Solution: Encrypt data both in transit and at rest to secure sensitive information from unauthorized access during the migration process. Utilize secure transfer protocols, such as SSL/TLS, to ensure data integrity and confidentiality as it moves between systems.
Data Mapping Complexity
Challenge: Mapping data from source to destination systems could be complex, especially when dealing with diverse systems and formats.
Solution: Create a detailed plan that clearly defines how each data field in the source system maps to the destination system. You can leverage data mapping tools to streamline the process efficiently.
Data Quality Issues
Challenge: Your business collects large volumes of data, but not all of it is of high quality. Migrating missing values or inconsistencies may lead to poor data.
Solution: To prevent data quality issues, perform data cleansing before migration. Implement data profiling to identify inconsistencies and use data validation rules to ensure accuracy and completeness.
Streamline Your Data Migration Journey Using Airbyte
Now that you have a checklist to implement data migration, it's essential to address the major challenge that lies ahead. Data often resides in multiple systems with varying data formats and structures, making migration extremely challenging. Therefore, it is crucial to integrate data from various sources into a centralized location. This is where Airbyte, a fully-fledged data integration platform, can be helpful.
With Airbyte, you can easily integrate data from different systems, databases, APIs, and file formats into a centralized repository, ensuring a smooth and efficient migration process.
Let’s explore the key features of Airbyte:
Custom Connectors
Airbyte offers a vast library of over 350+ pre-built connectors that enable you to seamlessly integrate various data sources, ensuring efficient and secure data transfer without the risk of leakage.
Furthermore, if you don’t find the desired connector, Airbyte empowers you with even greater flexibility through its Connector Development Kit (CDK). With the CDK, you can quickly build custom connectors in less than 30 minutes.
Transformations
Airbyte adopts the ELT (Extract, Load, Transform) approach, which involves loading data into the target system prior to transformation. However, it allows you to seamlessly integrate with dbt (data build tool), empowering you to perform advanced and customized data transformations.
Data Security
It prioritizes the security and protection of your data by adhering to industry-standard practices. It employs encryption methods to safeguard data in transit and at rest.
Additionally, it incorporates robust access controls and authentication mechanisms, guaranteeing that only authorized users can access and utilize the data.
CDC
Airbyte's CDC (Change Data Capture) capabilities facilitate seamless synchronization of updated information with your designated target system.
Wrapping Up
Data migration is a challenging process that requires extensive planning, coordination, and execution. This article has provided insights into different types of data migration, including the planning phase and essential checklist.

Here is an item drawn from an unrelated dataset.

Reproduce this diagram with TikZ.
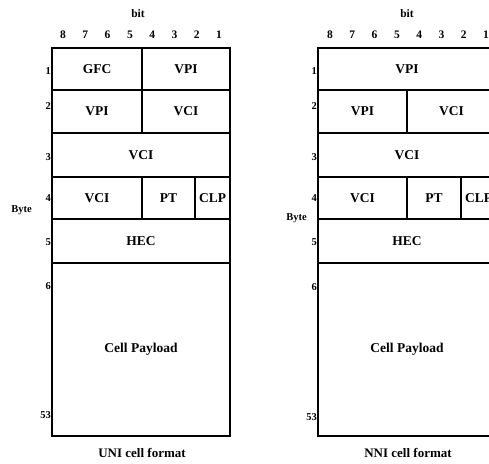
\documentclass[tikz,border=0pt]{standalone}
\usepackage{fontspec}
\setmainfont{Liberation Serif}
\usetikzlibrary{positioning}

\begin{document}
\begin{tikzpicture}[
    x=1pt, y=-1pt,
    field/.style={rectangle, draw, line width=1.1pt, inner sep=0pt, outer sep=0pt, anchor=north west, text centered, font=\fontsize{13.5}{15}\selectfont\bfseries},
    bitnum/.style={inner sep=0pt, font=\fontsize{11.5}{13}\selectfont\bfseries},
    bytenum/.style={inner sep=0pt, anchor=east, font=\fontsize{10.5}{12}\selectfont\bfseries},
    caption/.style={inner sep=0pt, font=\fontsize{13}{15}\selectfont\bfseries}
]
\useasboundingbox (0,0) rectangle (489,463);
\clip (0,0) rectangle (489,463);

% UNI cell
\node (uniGfc) [field, minimum width=90pt, minimum height=42pt] at (52,48) {GFC};
\node (uniVpiA) [field, minimum width=88pt, minimum height=42pt, anchor=west, right=0pt of uniGfc] {VPI};
\node (uniVpiB) [field, minimum width=90pt, minimum height=43pt] at (52,90) {VPI};
\node (uniVciA) [field, minimum width=88pt, minimum height=43pt, anchor=west, right=0pt of uniVpiB] {VCI};
\node (uniVciB) [field, minimum width=178pt, minimum height=44pt] at (52,133) {VCI};
\node (uniVciC) [field, minimum width=90pt, minimum height=42pt] at (52,177) {VCI};
\node (uniPt) [field, minimum width=53pt, minimum height=42pt, anchor=west, right=0pt of uniVciC] {PT};
\node (uniClp) [field, minimum width=35pt, minimum height=42pt, anchor=west, right=0pt of uniPt] {CLP};
\node (uniHec) [field, minimum width=178pt, minimum height=44pt] at (52,219) {HEC};
\node (uniLoad) [field, minimum width=178pt, minimum height=173pt] at (52,263) {Cell Payload};

\node (uniBit) [bitnum] at (138,14) {bit};
\foreach \b [count=\i] in {8,7,6,5,4,3,2,1}
  \node (uniBit\b) [bitnum] at ({63+22.3*(\i-1)},35) {\b};
\node (uniByte1) [bytenum] at (51,71) {1};
\node (uniByte2) [bytenum] at (51,106) {2};
\node (uniByte3) [bytenum] at (51,157) {3};
\node (uniByte4) [bytenum] at (51,198) {4};
\node (uniByte5) [bytenum] at (51,242) {5};
\node (uniByte6) [bytenum] at (51,286) {6};
\node (uniByte53) [bytenum] at (51,415) {53};
\node (uniByte) [bytenum] at (32,210) {Byte};
\node (uniName) [caption] at (142,453) {UNI cell format};

% NNI cell
\node (nniVpiA) [field, minimum width=178pt, minimum height=42pt] at (318,48) {VPI};
\node (nniVpiB) [field, minimum width=89pt, minimum height=43pt] at (318,90) {VPI};
\node (nniVciA) [field, minimum width=89pt, minimum height=43pt, anchor=west, right=0pt of nniVpiB] {VCI};
\node (nniVciB) [field, minimum width=178pt, minimum height=44pt] at (318,133) {VCI};
\node (nniVciC) [field, minimum width=89pt, minimum height=42pt] at (318,177) {VCI};
\node (nniPt) [field, minimum width=54pt, minimum height=42pt, anchor=west, right=0pt of nniVciC] {PT};
\node (nniClp) [field, minimum width=35pt, minimum height=42pt, anchor=west, right=0pt of nniPt] {CLP};
\node (nniHec) [field, minimum width=178pt, minimum height=44pt] at (318,219) {HEC};
\node (nniLoad) [field, minimum width=178pt, minimum height=173pt] at (318,263) {Cell Payload};

\node (nniBit) [bitnum] at (407,14) {bit};
\foreach \b [count=\i] in {8,7,6,5,4,3,2,1}
  \node (nniBit\b) [bitnum] at ({330+22.3*(\i-1)},35) {\b};
\node (nniByte1) [bytenum] at (317,71) {1};
\node (nniByte2) [bytenum] at (317,106) {2};
\node (nniByte3) [bytenum] at (317,157) {3};
\node (nniByte4) [bytenum] at (317,198) {4};
\node (nniByte5) [bytenum] at (317,242) {5};
\node (nniByte6) [bytenum] at (317,287) {6};
\node (nniByte53) [bytenum] at (317,417) {53};
\node (nniByte) [bytenum] at (307,218) {Byte};
\node (nniName) [caption] at (408,453) {NNI cell format};

\end{tikzpicture}
\end{document}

By following the recommended steps and utilizing a data integration platform like Airbyte, you can ensure a smooth transition of your data. Sign up today to explore its powerful features.
FAQs
What’s the Most Effective Strategy for Data Migration?
The best approach for data migration involves comprehensive planning, assessment of data sources, and testing to ensure data integrity and minimize disruptions.
What are the Risks of Database Migration?
The risks of database migration include data loss or corruption, system downtime impacting business operations, and compatibility issues between source and target systems.